If you go back and find the Fine Woodworking article where chisels were evaluated and the results were followed by fracture tests, you'll see where fine grain directly correlates to edge quality and viability.
That said, let's go to your questions. I like my chisels tempered more like what Whitherby did than like what Buck Brothers did. I sharpen when ever the edge isn't performing like I want and this may even be a few times during a given task. It's not a problem, sharp is never more than a minute or two away.
I have a number of old chisels readily available at my bench but most often use my old Buck Brothers over the harder ones like Whitherby or Swan.
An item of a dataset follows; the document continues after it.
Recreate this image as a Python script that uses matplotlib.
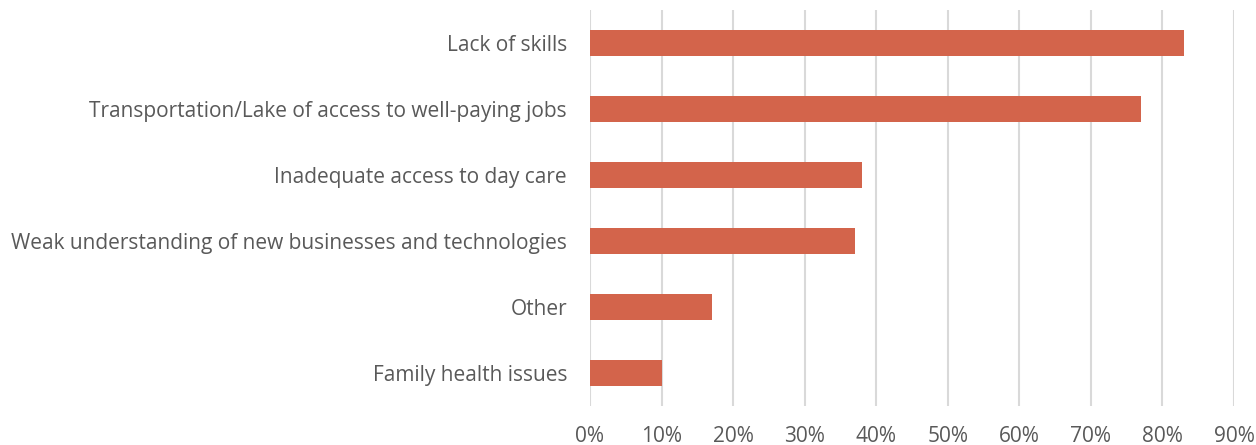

It's not because I'm saving the harder chisels for anything it's because of some things missed in the options given by the OP. I prefer tanged chisels over socketed because tanged chisels tend to be lighter and give better feed-back. I also like the thin cross section of the old Buck Brothers. The balance, control, comfort and feed-back of a chisel is just as important as edge holding as long as the steel is decent.